Information shown >>
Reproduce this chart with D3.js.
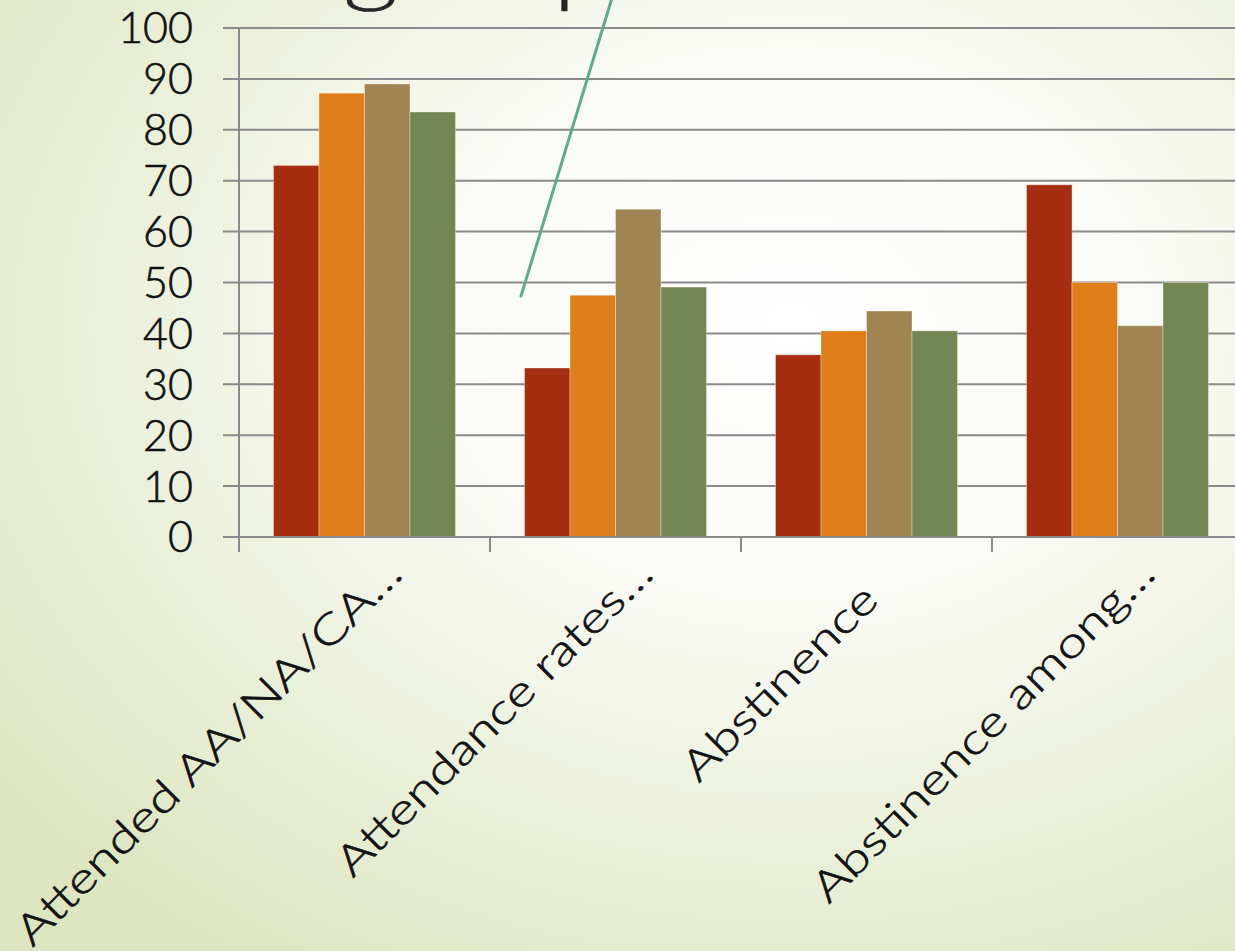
<!DOCTYPE html>
<html>
<head>
  <meta charset="utf-8">
  <style>
    body { margin: 0; padding: 0; overflow: hidden; }
    svg { display: block; }
    .tick-label, .cat-label, .title {
      font-family: "Century Gothic", "URW Gothic", "Lato", sans-serif;
      font-weight: 300;
      fill: #111;
      stroke: #111;
      stroke-width: 0.6px;
    }
  </style>
</head>
<body>
  <div id="chart"></div>
  <script src="https://d3js.org/d3.v7.min.js"></script>
  <script>
    // chart data
    var categories = ["Attended AA/NA/CA\u2026", "Attendance rates\u2026", "Abstinence", "Abstinence among\u2026"];
    var seriesNames = ["Series 1", "Series 2", "Series 3", "Series 4"];
    var series1 = [73, 33.2, 35.8, 69.2];
    var series2 = [87.2, 47.5, 40.5, 50];
    var series3 = [89, 64.4, 44.4, 41.5];
    var series4 = [83.5, 49.1, 40.5, 50];
    var yTicks = [0, 10, 20, 30, 40, 50, 60, 70, 80, 90, 100];
    var colors = ["#a52e10", "#de7e19", "#a08451", "#738752"];

    var allSeries = [series1, series2, series3, series4];

    var width = 1235,
      height = 951;

    var svg = d3.select("#chart").append("svg")
      .attr("width", width)
      .attr("height", height);

    var defs = svg.append("defs");
    var grad = defs.append("radialGradient")
      .attr("id", "bg")
      .attr("cx", 0.64).attr("cy", 0.34).attr("r", 0.8);
    grad.append("stop").attr("offset", "0%").attr("stop-color", "#ffffff");
    grad.append("stop").attr("offset", "35%").attr("stop-color", "#fafbf6");
    grad.append("stop").attr("offset", "100%").attr("stop-color", "#dde6c1");

    svg.append("rect")
      .attr("width", width)
      .attr("height", height)
      .attr("fill", "url(#bg)");

    // title cut off at the top of the slide
    var title = svg.append("text")
      .attr("class", "title")
      .attr("x", 343)
      .attr("y", -3)
      .style("font-size", "80px")
      .style("fill", "#262626")
      .style("stroke", "#262626")
      .text("groups");
    var tLen = title.node().getComputedTextLength();
    title.attr("textLength", tLen * 1.35).attr("lengthAdjust", "spacingAndGlyphs");

    var plotLeft = 239, plotRight = 1243, plotTop = 28, plotBottom = 537;

    var x0 = d3.scaleBand()
      .domain(categories)
      .range([plotLeft, plotRight])
      .paddingInner(0.275)
      .paddingOuter(0.1375);

    var x1 = d3.scaleBand()
      .domain(d3.range(seriesNames.length))
      .range([0, x0.bandwidth()]);

    var y = d3.scaleLinear()
      .domain([0, 100])
      .range([plotBottom, plotTop]);

    // gridlines
    svg.append("g")
      .selectAll("line")
      .data(yTicks)
      .enter().append("line")
      .attr("x1", plotLeft - 16)
      .attr("x2", width)
      .attr("y1", function(d) { return y(d); })
      .attr("y2", function(d) { return y(d); })
      .attr("stroke", "#8a8a8a")
      .attr("stroke-width", 2);

    // y axis labels
    svg.append("g")
      .selectAll("text")
      .data(yTicks)
      .enter().append("text")
      .attr("class", "tick-label")
      .attr("x", 193)
      .attr("y", function(d) { return y(d); })
      .attr("dy", "0.36em")
      .attr("text-anchor", "end")
      .style("font-size", "43px")
      .text(function(d) { return d; });

    // bars
    var groups = svg.append("g")
      .selectAll("g")
      .data(categories)
      .enter().append("g")
      .attr("transform", function(d) { return "translate(" + x0(d) + ",0)"; });

    groups.selectAll("rect")
      .data(function(d, i) {
        return allSeries.map(function(s, k) { return { k: k, v: s[i] }; });
      })
      .enter().append("rect")
      .attr("x", function(d) { return x1(d.k); })
      .attr("width", x1.bandwidth())
      .attr("y", function(d) { return y(d.v); })
      .attr("height", function(d) { return y(0) - y(d.v); })
      .attr("fill", function(d) { return colors[d.k]; })
      .attr("stroke", "rgba(255,255,255,0.35)")
      .attr("stroke-width", 1);

    // axes lines
    svg.append("line")
      .attr("x1", plotLeft).attr("x2", plotLeft)
      .attr("y1", plotTop).attr("y2", plotBottom + 15)
      .attr("stroke", "#8a8a8a").attr("stroke-width", 2);

    svg.append("line")
      .attr("x1", plotLeft - 16).attr("x2", width)
      .attr("y1", plotBottom).attr("y2", plotBottom)
      .attr("stroke", "#8a8a8a").attr("stroke-width", 2);

    var step = x0.step();
    svg.append("g")
      .selectAll("line")
      .data(categories)
      .enter().append("line")
      .attr("x1", function(d) { return x0(d) - step * 0.1375; })
      .attr("x2", function(d) { return x0(d) - step * 0.1375; })
      .attr("y1", plotBottom)
      .attr("y2", plotBottom + 15)
      .attr("stroke", "#8a8a8a").attr("stroke-width", 2);

    // category labels, rotated; the untruncated one sits a bit lower
    svg.append("g")
      .selectAll("text")
      .data(categories)
      .enter().append("text")
      .attr("class", "cat-label")
      .attr("text-anchor", "end")
      .style("font-size", "42px")
      .attr("transform", function(d) {
        var cx = x0(d) + x0.bandwidth() / 2 + 40;
        var back = d.indexOf("\u2026") < 0 ? 26 : 0;
        return "translate(" + (cx - back) + "," + (576 + back) + ") rotate(-45)";
      })
      .text(function(d) { return d; })
      .each(function() {
        var len = this.getComputedTextLength();
        d3.select(this).attr("textLength", len * 1.27).attr("lengthAdjust", "spacingAndGlyphs");
      });

    // callout line
    svg.append("line")
      .attr("x1", 612).attr("y1", -2)
      .attr("x2", 521).attr("y2", 296)
      .attr("stroke", "#5eab8f")
      .attr("stroke-width", 3)
      .attr("stroke-linecap", "round");
  </script>
</body>
</html>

Stated exercise >>
From the material above, reproduce everything verbatim except the pictures.

Result >>
Reproduce this chart with D3.js.
<!DOCTYPE html>
<html>
<head>
  <meta charset="utf-8">
  <style>
    body { margin: 0; padding: 0; overflow: hidden; }
    svg { display: block; }
    .tick-label, .cat-label, .title {
      font-family: "Century Gothic", "URW Gothic", "Lato", sans-serif;
      font-weight: 300;
      fill: #111;
      stroke: #111;
      stroke-width: 0.6px;
    }
  </style>
</head>
<body>
  <div id="chart"></div>
  <script src="https://d3js.org/d3.v7.min.js"></script>
  <script>
    // chart data
    var categories = ["Attended AA/NA/CA\u2026", "Attendance rates\u2026", "Abstinence", "Abstinence among\u2026"];
    var seriesNames = ["Series 1", "Series 2", "Series 3", "Series 4"];
    var series1 = [73, 33.2, 35.8, 69.2];
    var series2 = [87.2, 47.5, 40.5, 50];
    var series3 = [89, 64.4, 44.4, 41.5];
    var series4 = [83.5, 49.1, 40.5, 50];
    var yTicks = [0, 10, 20, 30, 40, 50, 60, 70, 80, 90, 100];
    var colors = ["#a52e10", "#de7e19", "#a08451", "#738752"];

    var allSeries = [series1, series2, series3, series4];

    var width = 1235,
      height = 951;

    var svg = d3.select("#chart").append("svg")
      .attr("width", width)
      .attr("height", height);

    var defs = svg.append("defs");
    var grad = defs.append("radialGradient")
      .attr("id", "bg")
      .attr("cx", 0.64).attr("cy", 0.34).attr("r", 0.8);
    grad.append("stop").attr("offset", "0%").attr("stop-color", "#ffffff");
    grad.append("stop").attr("offset", "35%").attr("stop-color", "#fafbf6");
    grad.append("stop").attr("offset", "100%").attr("stop-color", "#dde6c1");

    svg.append("rect")
      .attr("width", width)
      .attr("height", height)
      .attr("fill", "url(#bg)");

    // title cut off at the top of the slide
    var title = svg.append("text")
      .attr("class", "title")
      .attr("x", 343)
      .attr("y", -3)
      .style("font-size", "80px")
      .style("fill", "#262626")
      .style("stroke", "#262626")
      .text("groups");
    var tLen = title.node().getComputedTextLength();
    title.attr("textLength", tLen * 1.35).attr("lengthAdjust", "spacingAndGlyphs");

    var plotLeft = 239, plotRight = 1243, plotTop = 28, plotBottom = 537;

    var x0 = d3.scaleBand()
      .domain(categories)
      .range([plotLeft, plotRight])
      .paddingInner(0.275)
      .paddingOuter(0.1375);

    var x1 = d3.scaleBand()
      .domain(d3.range(seriesNames.length))
      .range([0, x0.bandwidth()]);

    var y = d3.scaleLinear()
      .domain([0, 100])
      .range([plotBottom, plotTop]);

    // gridlines
    svg.append("g")
      .selectAll("line")
      .data(yTicks)
      .enter().append("line")
      .attr("x1", plotLeft - 16)
      .attr("x2", width)
      .attr("y1", function(d) { return y(d); })
      .attr("y2", function(d) { return y(d); })
      .attr("stroke", "#8a8a8a")
      .attr("stroke-width", 2);

    // y axis labels
    svg.append("g")
      .selectAll("text")
      .data(yTicks)
      .enter().append("text")
      .attr("class", "tick-label")
      .attr("x", 193)
      .attr("y", function(d) { return y(d); })
      .attr("dy", "0.36em")
      .attr("text-anchor", "end")
      .style("font-size", "43px")
      .text(function(d) { return d; });

    // bars
    var groups = svg.append("g")
      .selectAll("g")
      .data(categories)
      .enter().append("g")
      .attr("transform", function(d) { return "translate(" + x0(d) + ",0)"; });

    groups.selectAll("rect")
      .data(function(d, i) {
        return allSeries.map(function(s, k) { return { k: k, v: s[i] }; });
      })
      .enter().append("rect")
      .attr("x", function(d) { return x1(d.k); })
      .attr("width", x1.bandwidth())
      .attr("y", function(d) { return y(d.v); })
      .attr("height", function(d) { return y(0) - y(d.v); })
      .attr("fill", function(d) { return colors[d.k]; })
      .attr("stroke", "rgba(255,255,255,0.35)")
      .attr("stroke-width", 1);

    // axes lines
    svg.append("line")
      .attr("x1", plotLeft).attr("x2", plotLeft)
      .attr("y1", plotTop).attr("y2", plotBottom + 15)
      .attr("stroke", "#8a8a8a").attr("stroke-width", 2);

    svg.append("line")
      .attr("x1", plotLeft - 16).attr("x2", width)
      .attr("y1", plotBottom).attr("y2", plotBottom)
      .attr("stroke", "#8a8a8a").attr("stroke-width", 2);

    var step = x0.step();
    svg.append("g")
      .selectAll("line")
      .data(categories)
      .enter().append("line")
      .attr("x1", function(d) { return x0(d) - step * 0.1375; })
      .attr("x2", function(d) { return x0(d) - step * 0.1375; })
      .attr("y1", plotBottom)
      .attr("y2", plotBottom + 15)
      .attr("stroke", "#8a8a8a").attr("stroke-width", 2);

    // category labels, rotated; the untruncated one sits a bit lower
    svg.append("g")
      .selectAll("text")
      .data(categories)
      .enter().append("text")
      .attr("class", "cat-label")
      .attr("text-anchor", "end")
      .style("font-size", "42px")
      .attr("transform", function(d) {
        var cx = x0(d) + x0.bandwidth() / 2 + 40;
        var back = d.indexOf("\u2026") < 0 ? 26 : 0;
        return "translate(" + (cx - back) + "," + (576 + back) + ") rotate(-45)";
      })
      .text(function(d) { return d; })
      .each(function() {
        var len = this.getComputedTextLength();
        d3.select(this).attr("textLength", len * 1.27).attr("lengthAdjust", "spacingAndGlyphs");
      });

    // callout line
    svg.append("line")
      .attr("x1", 612).attr("y1", -2)
      .attr("x2", 521).attr("y2", 296)
      .attr("stroke", "#5eab8f")
      .attr("stroke-width", 3)
      .attr("stroke-linecap", "round");
  </script>
</body>
</html>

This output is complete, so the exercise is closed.